Exercise brief
Would you write out the listing verbatim and skip every picture in it?

Supplied data
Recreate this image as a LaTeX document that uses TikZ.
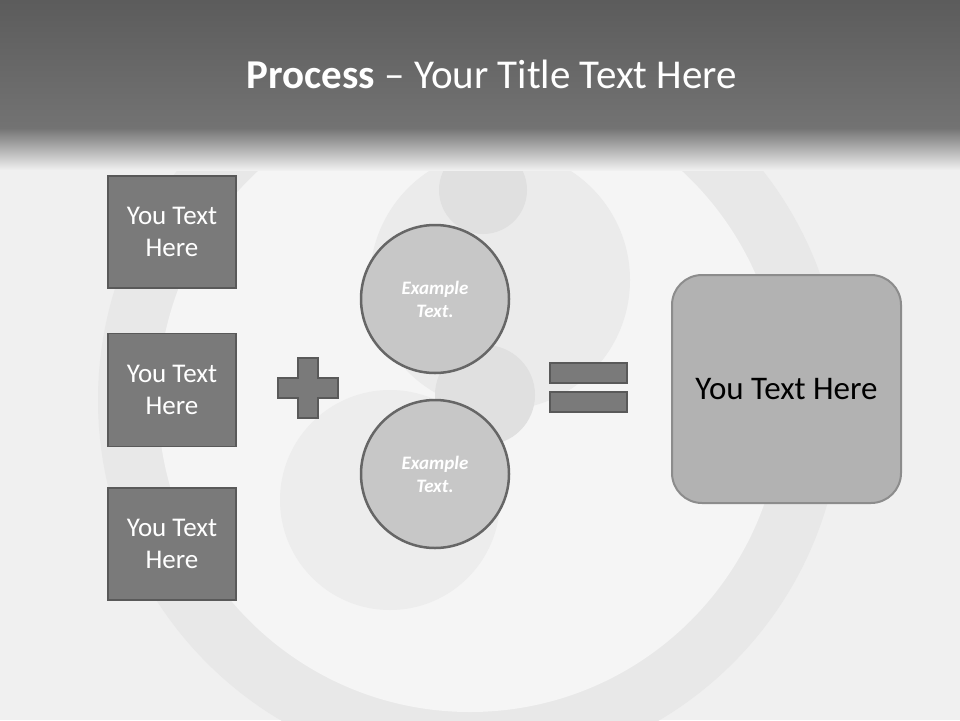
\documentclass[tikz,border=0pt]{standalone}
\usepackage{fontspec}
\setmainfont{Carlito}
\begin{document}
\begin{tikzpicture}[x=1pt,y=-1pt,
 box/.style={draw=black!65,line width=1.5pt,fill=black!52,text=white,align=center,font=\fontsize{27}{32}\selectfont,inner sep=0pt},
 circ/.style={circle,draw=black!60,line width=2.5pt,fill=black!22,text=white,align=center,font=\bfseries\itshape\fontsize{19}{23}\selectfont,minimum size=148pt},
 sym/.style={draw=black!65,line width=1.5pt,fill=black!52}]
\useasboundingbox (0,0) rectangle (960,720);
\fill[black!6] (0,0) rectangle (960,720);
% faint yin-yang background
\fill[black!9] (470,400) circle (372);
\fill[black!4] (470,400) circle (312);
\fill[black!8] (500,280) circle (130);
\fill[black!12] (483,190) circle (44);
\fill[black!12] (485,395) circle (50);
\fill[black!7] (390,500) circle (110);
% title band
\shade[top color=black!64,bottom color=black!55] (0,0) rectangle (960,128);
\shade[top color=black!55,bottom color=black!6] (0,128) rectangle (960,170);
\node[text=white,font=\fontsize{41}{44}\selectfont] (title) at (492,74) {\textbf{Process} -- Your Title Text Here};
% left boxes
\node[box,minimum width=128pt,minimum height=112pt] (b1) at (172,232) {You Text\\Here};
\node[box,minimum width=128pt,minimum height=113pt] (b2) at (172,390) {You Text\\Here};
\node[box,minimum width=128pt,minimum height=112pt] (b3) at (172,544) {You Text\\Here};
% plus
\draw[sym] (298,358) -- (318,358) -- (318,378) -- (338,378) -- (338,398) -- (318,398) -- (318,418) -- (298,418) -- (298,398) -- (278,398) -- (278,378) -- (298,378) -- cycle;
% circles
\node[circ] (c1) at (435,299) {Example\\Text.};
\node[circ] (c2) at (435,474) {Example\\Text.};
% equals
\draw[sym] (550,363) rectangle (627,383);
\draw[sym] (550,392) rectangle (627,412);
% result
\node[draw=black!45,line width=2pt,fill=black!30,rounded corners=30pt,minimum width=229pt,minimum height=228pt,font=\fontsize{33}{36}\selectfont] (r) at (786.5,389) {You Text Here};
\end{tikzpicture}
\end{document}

Result for this task
Recreate this image as a LaTeX document that uses TikZ.
\documentclass[tikz,border=0pt]{standalone}
\usepackage{fontspec}
\setmainfont{Carlito}
\begin{document}
\begin{tikzpicture}[x=1pt,y=-1pt,
 box/.style={draw=black!65,line width=1.5pt,fill=black!52,text=white,align=center,font=\fontsize{27}{32}\selectfont,inner sep=0pt},
 circ/.style={circle,draw=black!60,line width=2.5pt,fill=black!22,text=white,align=center,font=\bfseries\itshape\fontsize{19}{23}\selectfont,minimum size=148pt},
 sym/.style={draw=black!65,line width=1.5pt,fill=black!52}]
\useasboundingbox (0,0) rectangle (960,720);
\fill[black!6] (0,0) rectangle (960,720);
% faint yin-yang background
\fill[black!9] (470,400) circle (372);
\fill[black!4] (470,400) circle (312);
\fill[black!8] (500,280) circle (130);
\fill[black!12] (483,190) circle (44);
\fill[black!12] (485,395) circle (50);
\fill[black!7] (390,500) circle (110);
% title band
\shade[top color=black!64,bottom color=black!55] (0,0) rectangle (960,128);
\shade[top color=black!55,bottom color=black!6] (0,128) rectangle (960,170);
\node[text=white,font=\fontsize{41}{44}\selectfont] (title) at (492,74) {\textbf{Process} -- Your Title Text Here};
% left boxes
\node[box,minimum width=128pt,minimum height=112pt] (b1) at (172,232) {You Text\\Here};
\node[box,minimum width=128pt,minimum height=113pt] (b2) at (172,390) {You Text\\Here};
\node[box,minimum width=128pt,minimum height=112pt] (b3) at (172,544) {You Text\\Here};
% plus
\draw[sym] (298,358) -- (318,358) -- (318,378) -- (338,378) -- (338,398) -- (318,398) -- (318,418) -- (298,418) -- (298,398) -- (278,398) -- (278,378) -- (298,378) -- cycle;
% circles
\node[circ] (c1) at (435,299) {Example\\Text.};
\node[circ] (c2) at (435,474) {Example\\Text.};
% equals
\draw[sym] (550,363) rectangle (627,383);
\draw[sym] (550,392) rectangle (627,412);
% result
\node[draw=black!45,line width=2pt,fill=black!30,rounded corners=30pt,minimum width=229pt,minimum height=228pt,font=\fontsize{33}{36}\selectfont] (r) at (786.5,389) {You Text Here};
\end{tikzpicture}
\end{document}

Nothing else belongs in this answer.